Is Bellver Castle worth visiting? add

Yes — it's the only circular Gothic castle in Spain and one of just four circular castles in Europe. The 360° rooftop panorama takes in Palma Bay, the Serra de Tramuntana, and on clear days Cabrera island, and the city history museum inside is genuinely interesting rather than an afterthought. Budget 1.5 to 2 hours for the full visit.

How do I get to Bellver Castle from Palma? add

EMT city buses 3, 20, and 46 stop at Plaça Gomila, a 13-minute uphill walk from the castle. Alternatives: the City Sightseeing hop-on bus has a dedicated Bellver stop with combo tickets, a taxi from the old town costs around €8–12, or you can walk 30 minutes up through the Bosc de Bellver pine forest from Passeig Marítim.

How long do you need at Bellver Castle? add

Plan on 1.5 to 2 hours for the courtyard, museum, and rooftop terrace. Add 30 minutes if you want to take the free guided tour at 11:00 (Tuesday to Saturday), and another 30 minutes for the forest walk up from El Terreno. A quick photo-and-views visit can be done in 45 minutes.

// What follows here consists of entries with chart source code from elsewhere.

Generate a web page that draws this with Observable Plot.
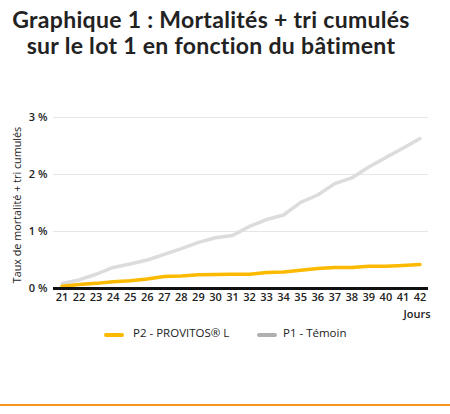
<!DOCTYPE html>
<html><head><meta charset="utf-8">
<script src="https://cdn.jsdelivr.net/npm/d3@7"></script>
<script src="https://cdn.jsdelivr.net/npm/@observablehq/plot@0.6"></script>
<style>
body{margin:0;background:#fff;width:450px;height:414px;overflow:hidden;font-family:"Open Sans",sans-serif;position:relative}
.title{position:absolute;left:0;width:422px;text-align:center;font-family:"Lato";font-weight:700;font-size:23px;line-height:26px;color:#222;letter-spacing:0.3px;white-space:nowrap}
#chart{position:absolute;top:100px;left:0}
#legend{position:absolute;top:325px;left:0;width:450px;font-size:11.5px;color:#222}
.sw{position:absolute;height:4px;width:20px;top:8px;border-radius:2px}
.lab{position:absolute;top:0}
#bottom{position:absolute;left:0;top:404px;width:450px;height:2px;background:#f7941d}
</style></head>
<body>
<div class="title" id="t1" style="top:6px"></div>
<div class="title" id="t2" style="top:32px"></div>
<div id="chart"></div>
<div id="legend"></div>
<div id="bottom"></div>
<script>
const titleLines = ["Graphique 1 : Mortalités + tri cumulés","sur le lot 1 en fonction du bâtiment"];
const days = [21,22,23,24,25,26,27,28,29,30,31,32,33,34,35,36,37,38,39,40,41,42];
const p2Provitos = [0.04,0.07,0.09,0.12,0.135,0.165,0.21,0.22,0.24,0.245,0.25,0.25,0.28,0.29,0.32,0.35,0.37,0.37,0.39,0.39,0.405,0.42];
const p1Temoin = [0.09,0.15,0.25,0.37,0.43,0.50,0.60,0.70,0.81,0.89,0.93,1.09,1.21,1.29,1.51,1.64,1.84,1.94,2.13,2.30,2.46,2.63];
const seriesNames = ["P2 - PROVITOS® L","P1 - Témoin"];
const seriesColors = ["#fbb900","#dcdcdc"];
const legendColors = ["#fbb900","#b0b0b0"];
const yTicks = [0,1,2,3];
const yLabel = "Taux de mortalité + tri cumulés";
const xLabel = "Jours";

document.getElementById("t1").textContent = titleLines[0];
document.getElementById("t2").textContent = titleLines[1];

const rows1 = days.map((d,i)=>({day:d, v:p1Temoin[i], s:seriesNames[1]}));
const rows2 = days.map((d,i)=>({day:d, v:p2Provitos[i], s:seriesNames[0]}));

const chart = Plot.plot({
  width:450, height:225,
  marginLeft:53, marginRight:22, marginTop:17, marginBottom:37,
  style:{fontFamily:"Open Sans", fontSize:"11px", color:"#222"},
  x:{domain:[20.5,42.5], label:null},
  y:{domain:[0,3], label:null},
  marks:[
    Plot.ruleY([1,2,3],{stroke:"#e6e6e6", strokeWidth:1}),
    Plot.line(rows1,{x:"day", y:"v", stroke:seriesColors[1], strokeWidth:3.5}),
    Plot.line(rows2,{x:"day", y:"v", stroke:seriesColors[0], strokeWidth:3.5}),
    Plot.ruleY([0],{stroke:"#111", strokeWidth:3}),
    Plot.axisX({ticks:days, tickFormat:d=>String(d), tickSize:0, tickPadding:5, fontWeight:600, fontSize:11, label:null}),
    Plot.axisY({ticks:yTicks, tickFormat:d=>d+" %", tickSize:0, tickPadding:6, fontWeight:600, fontSize:11, label:null}),
    Plot.text([yLabel],{frameAnchor:"left", textAnchor:"middle", rotate:-90, dx:-36, dy:2, fontSize:10.8, fill:"#222"}),
    Plot.text([xLabel],{frameAnchor:"bottom-right", textAnchor:"end", dx:2, dy:29, fontSize:11, fontWeight:600, fill:"#222"})
  ]
});
document.getElementById("chart").appendChild(chart);

const lg = document.getElementById("legend");
const swX = [104,257], labX = [133,283];
seriesNames.forEach((n,i)=>{
  const s=document.createElement("div"); s.className="sw"; s.style.left=swX[i]+"px"; s.style.background=legendColors[i]; lg.appendChild(s);
  const t=document.createElement("div"); t.className="lab"; t.style.left=labX[i]+"px"; t.textContent=n; lg.appendChild(t);
});
</script>
</body></html>
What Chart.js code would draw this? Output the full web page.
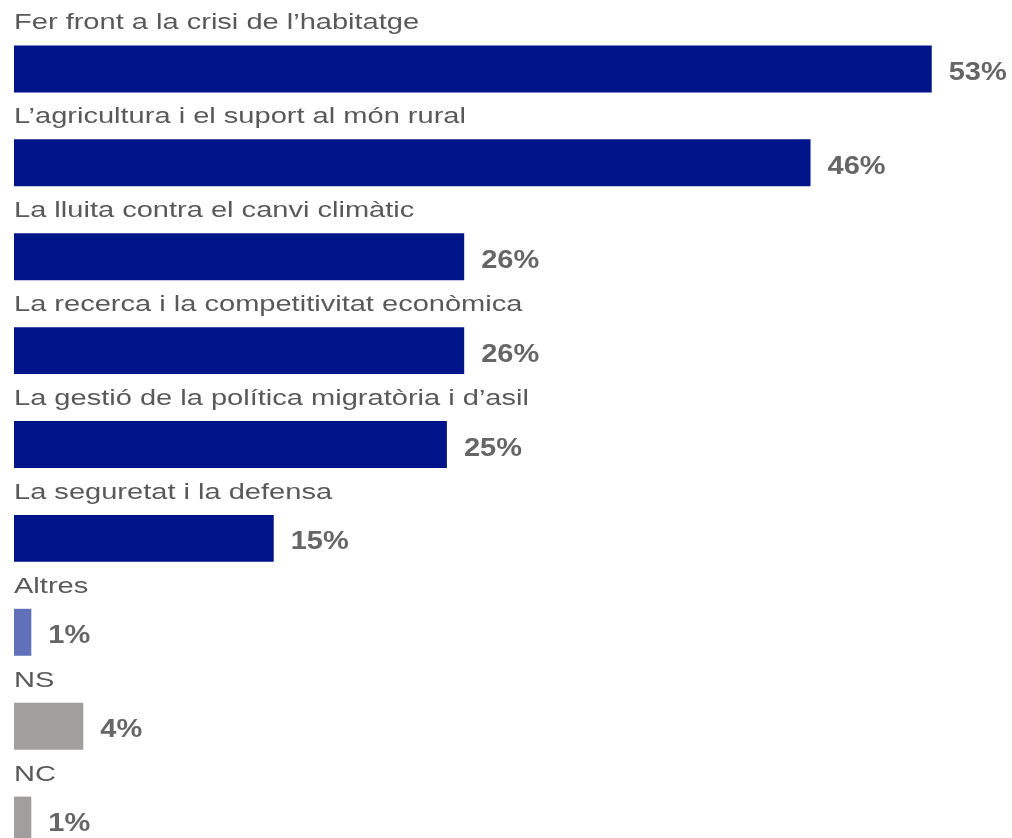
<!DOCTYPE html>
<html>
<head>
<meta charset="utf-8">
<script src="https://cdn.jsdelivr.net/npm/chart.js@4"></script>
<style>
  html, body { margin: 0; padding: 0; background: #fff; overflow: hidden; }
  #wrap { position: relative; width: 1012px; height: 867px; }
</style>
</head>
<body>
<div id="wrap"><canvas id="barChart"></canvas></div>
<script>
const categories = [
    'Fer front a la crisi de l\u2019habitatge',
    'L\u2019agricultura i el suport al món rural',
    'La lluita contra el canvi climàtic',
    'La recerca i la competitivitat econòmica',
    'La gestió de la política migratòria i d\u2019asil',
    'La seguretat i la defensa',
    'Altres',
    'NS',
    'NC'
];
const values = [53, 46, 26, 26, 25, 15, 1, 4, 1];
const barColors = ['#001489', '#001489', '#001489', '#001489', '#001489', '#001489', '#6170b8', '#a19f9d', '#a19f9d'];

// the source picture has its text stretched sideways, so draw it scaled
function wideText(ctx, text, x, y, sx) {
    ctx.save();
    ctx.translate(x, y);
    ctx.scale(sx, 1);
    ctx.fillText(text, 0, 0);
    ctx.restore();
}

const labelsPlugin = {
    id: 'barLabels',
    afterDatasetsDraw(chart) {
        const ctx = chart.ctx;
        const meta = chart.getDatasetMeta(0);
        ctx.save();
        ctx.textAlign = 'left';
        ctx.textBaseline = 'alphabetic';
        meta.data.forEach(function (bar, i) {
            const top = bar.y - bar.height / 2;
            // category text above the bar
            ctx.font = '22px "Liberation Sans", Arial, sans-serif';
            ctx.fillStyle = '#595959';
            wideText(ctx, categories[i], bar.base, top - 16, 1.32);
            // value to the right
            ctx.font = 'bold 25px "Liberation Sans", Arial, sans-serif';
            ctx.fillStyle = '#666666';
            wideText(ctx, values[i] + '%', bar.x + 17, bar.y + 11, 1.16);
        });
        ctx.restore();
    }
};

document.addEventListener('DOMContentLoaded', function () {
    const ctx = document.getElementById('barChart').getContext('2d');
    new Chart(ctx, {
        type: 'bar',
        data: {
            labels: categories,
            datasets: [{
                data: values,
                backgroundColor: barColors,
                barPercentage: 1,
                categoryPercentage: 0.5
            }]
        },
        options: {
            indexAxis: 'y',
            responsive: true,
            maintainAspectRatio: false,
            animation: false,
            layout: { padding: { left: 14, right: 11, top: 22, bottom: 0 } },
            plugins: {
                legend: { display: false },
                tooltip: { enabled: false }
            },
            scales: {
                x: { display: false, min: 0, max: 57 },
                y: { display: false }
            }
        },
        plugins: [labelsPlugin]
    });
});
</script>
</body>
</html>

Can you visit Bellver Castle for free? add

Yes — admission is free for everyone on Sundays, and Palma residents enter free any day. On other days it's €4 for adults and €2 reduced, with children under 14 free. Sunday hours are shorter (10:00–15:00), so arrive early.

What is the best time to visit Bellver Castle? add

Weekday mornings right at opening (10:00) or the last 90 minutes before closing for golden-hour light on the honey-coloured marès stone. April, May, and late September give the best combination of mild weather, clear Tramuntana views, and thin crowds. July evenings bring Festival Bellver concerts in the courtyard — the single most atmospheric way to experience the acoustics.

What should I not miss at Bellver Castle? add

S'Olla, the pit dungeon beneath the detached Tower of Homage, and the prisoner graffiti carved into the tower's stone walls — including a French officer's "Viva Napoleón" from 1808. Also look down at the original green ceramic tile floor of the Sant Marc chapel and run a hand along the octagonal column shafts of the upper gallery. The Jovellanos Hall on the first floor marks where Spain's Enlightenment philosopher was imprisoned from 1802 to 1808.

Is Bellver Castle wheelchair accessible? add

Partially. The ground-floor courtyard and first-floor museum are reachable via an accessible ramp and platform lift, and adapted vehicles can drive up to two reserved parking spaces at the ramp entrance. The upper terraces and Tower of Homage are not accessible — steep medieval staircases with no alternative route. Free loaner wheelchairs are available at the museum.

Why is Bellver Castle circular? add

Architect Pere Salvà designed it as a Gothic royal palace for King Jaume II of Majorca starting in 1300, and the circular plan was a statement of royal prestige rather than pure defence. Scholars have proposed Herod the Great's 1st-century BCE Herodium near Bethlehem as an influence, though the connection remains a hypothesis. The design includes two concentric galleries — 21 rounded arches below, 42 pointed Gothic arches above — visible from anywhere in the courtyard.